In the UK, the state was drawn inexorably to the regulation of land use to address infrastructure deficiencies and inadequate housing provision arising from private sector-led urbanization. Much of this action was intended to resist pressures for more radical proposals such as land value taxes or public ownership. In the UK, this culminated in the Attlee government’s Town and Country Planning Act 1947, and its associated legislation. Landownership was left in private hands but the right to develop it was ‘nationalized’. This created the foundations of a ‘Keynesianism land economy’ in which development required planning permission. The strictly regulated lending models of building societies supported the stable growth of owner occupation, while the state, via low-cost loans to local authorities, supported an increase in public housing, leading to unsurpassed levels of building. Although compatible with economic growth and rising living standards, the chief weakness of this approach was the abandonment of early efforts to tax ‘betterment’: that is, the unearned increases in land values that accrue from the granting of planning permission.

 


While the academic and media consensus suggests that the UK’s planning system is the main cause of the housing affordability crisis, for the authors mortgage credit is the ‘elephant in the room’ when it comes to understanding the behavior of housing and land prices and the broader imbalances in the economy. Following financial deregulation, the banks’ traditional role of recycling savings into productive investment has been replaced by a system in which banks create credit against the collateral of land.
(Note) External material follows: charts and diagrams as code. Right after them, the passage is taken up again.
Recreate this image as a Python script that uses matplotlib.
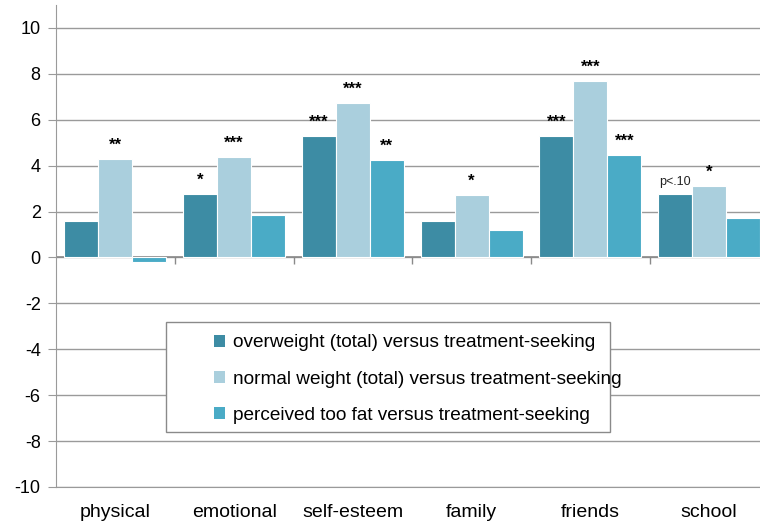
import numpy as np
import matplotlib
matplotlib.use("Agg")
import matplotlib.pyplot as plt
from matplotlib.patches import Rectangle, Patch

plt.rcParams['font.family'] = ['Liberation Sans', 'DejaVu Sans']
plt.rcParams['axes.unicode_minus'] = False

# data
categories = ['physical', 'emotional', 'self-esteem', 'family', 'friends', 'school']
overweight = [1.57, 2.75, 5.28, 1.59, 5.28, 2.78]
normal_weight = [4.27, 4.37, 6.73, 2.72, 7.68, 3.10]
too_fat = [-0.20, 1.87, 4.23, 1.19, 4.45, 1.73]
series_names = ['overweight (total) versus treatment-seeking',
                'normal weight (total) versus treatment-seeking',
                'perceived too fat versus treatment-seeking']
# significance marks per series, per category
sig_overweight = ['', '*', '***', '', '***', 'p<.10']
sig_normal = ['**', '***', '***', '*', '***', '*']
sig_too_fat = ['', '', '**', '', '***', '']

colors = ['#3d8ca4', '#aacfdd', '#4aabc6']

fig = plt.figure(figsize=(7.6, 5.25), dpi=100)
ax = fig.add_axes([0.0737, 0.0724, 0.9375, 0.918])

x = np.arange(len(categories))
w = 0.286
series = [overweight, normal_weight, too_fat]
sigs = [sig_overweight, sig_normal, sig_too_fat]
for i, (vals, sg) in enumerate(zip(series, sigs)):
    pos = x + (i - 1) * w
    ax.bar(pos, vals, width=w, color=colors[i], edgecolor='white',
           linewidth=0.8, zorder=3)
    for px, v, s in zip(pos, vals, sg):
        if not s:
            continue
        if s.startswith('p'):
            ax.text(px, v + 0.25, s, ha='center', va='bottom', fontsize=9,
                    color='#222222', zorder=4)
        else:
            ax.text(px, v + 0.62, s, ha='center', va='center', fontsize=12,
                    fontweight='bold', color='black', zorder=4)

ax.set_xlim(-0.5, len(categories) - 0.5)
ax.set_ylim(-10, 11)
ax.set_yticks(np.arange(-10, 11, 2))
ax.yaxis.grid(True, color='#9a9a9a', linewidth=1.0, zorder=0)
ax.set_axisbelow(True)
ax.tick_params(axis='y', length=6, color='#9a9a9a', labelsize=13, pad=5)
ax.set_xticks(x)
ax.set_xticklabels(categories, fontsize=14)
ax.tick_params(axis='x', length=0, pad=12)

for side in ['top', 'right']:
    ax.spines[side].set_visible(False)
ax.spines['left'].set_color('#9a9a9a')
ax.spines['bottom'].set_color('#9a9a9a')

# zero line with category separators
ax.axhline(0, color='#8a8a8a', linewidth=1.2, zorder=2)
bounds = np.arange(0.5, len(categories) - 0.5, 1.0)
ax.vlines(bounds, -0.27, 0, color='#8a8a8a', linewidth=1.0, zorder=2)

# legend with its own frame
frame = Rectangle((0.154, 0.114), 0.624, 0.228, transform=ax.transAxes,
                  facecolor='white', edgecolor='#8a8a8a', linewidth=1.0, zorder=5)
ax.add_patch(frame)
handles = [Patch(facecolor=c, edgecolor='none') for c in colors]
leg = ax.legend(handles, series_names, loc='upper left',
                bbox_to_anchor=(0.2, 0.348), frameon=False, fontsize=13.7,
                handlelength=0.6, handleheight=0.6, handletextpad=0.4,
                labelspacing=1.0, borderpad=0.3)
leg.set_zorder(6)

fig.savefig('out.png', dpi=100)
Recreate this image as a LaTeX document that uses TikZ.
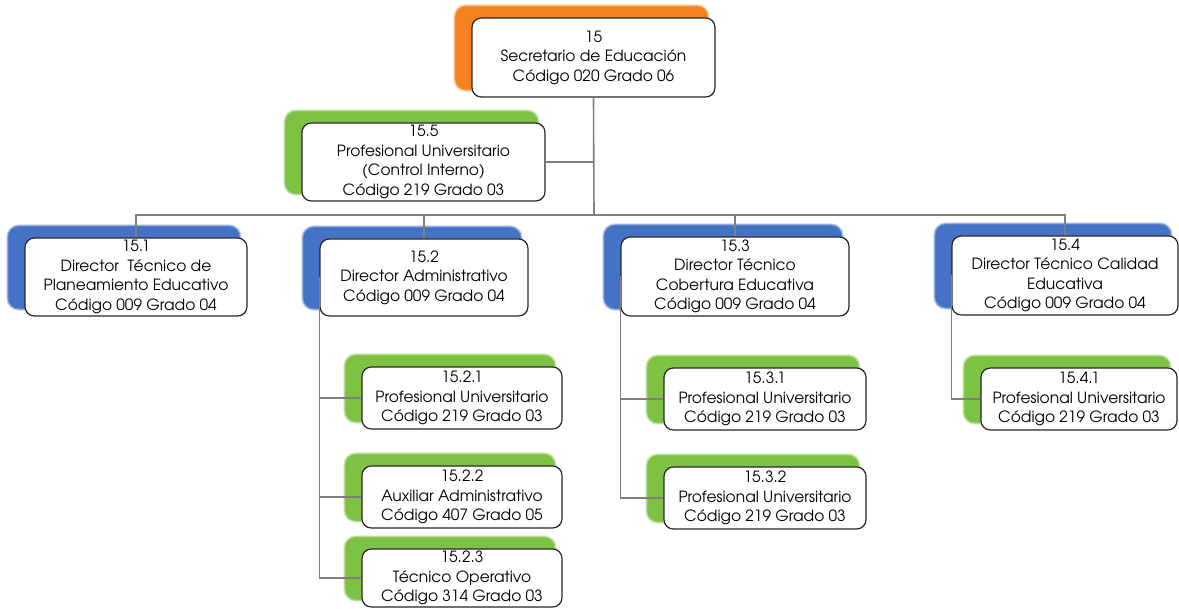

This has driven rising land values that have inflated house prices. Against a backdrop for many households of stagnating wages, dwindling pensions and the erosion of the welfare state, equity withdrawal by homeowners was a cornerstone of the Great Moderation: in effect, a ‘Privatized Keynesianism’. A housing affordability crisis occurs alongside the transformation of housing from a place to live into an asset and a vehicle for unearned wealth accumulation for some owners: a new Gilded Age.



Property is now the single largest source of wealth in the UK, making up half of all total household assets and net wealth. Mortgage debt comprises the majority of bank lending and household liabilities. Maintaining these asset values is now the overriding macroeconomic concern. Although the global financial crisis had exposed the limits of this model, basic trends remain unaltered. The authors suggest that the growth in wealth inequality, charted by Thomas Piketty and others, derives principally from housing rather than other assets and reflects underlying land values. They suggest further that the financialization of housing is the root cause of the UK’s poor productivity performance – housing crowds out more productive investment. They make a set of well-argued policy proposals at the heart of which is the case for a Land Value Tax and a National Land Bank. Given the scale of wealth tied up in land, this case looks persuasive, notwithstanding the political opposition it would face from the rentiers.

 

The academic and policy orthodoxy is fixated on land use regulation as the chief source of inefficiency in the economy. In relative terms, land use has resisted the tide of deregulation which allegedly has brought efficiency gains in other markets. But the authors say comparatively little about how land use planning has interacted with the financialization of land and housing. In addition, they devote a single page to the spatial dynamics of financialization, but the accumulation of unearned increments occurs mainly in, and largely benefits, London and its wider region. Quantitative easing has augmented regional differences by further inflating asset prices.



Rethinking the Economics of Land and Housing provides a powerful critique of the UK’s failed policies towards land and housing and it sets out an ambitious but credible set of alternatives which merit serious debate.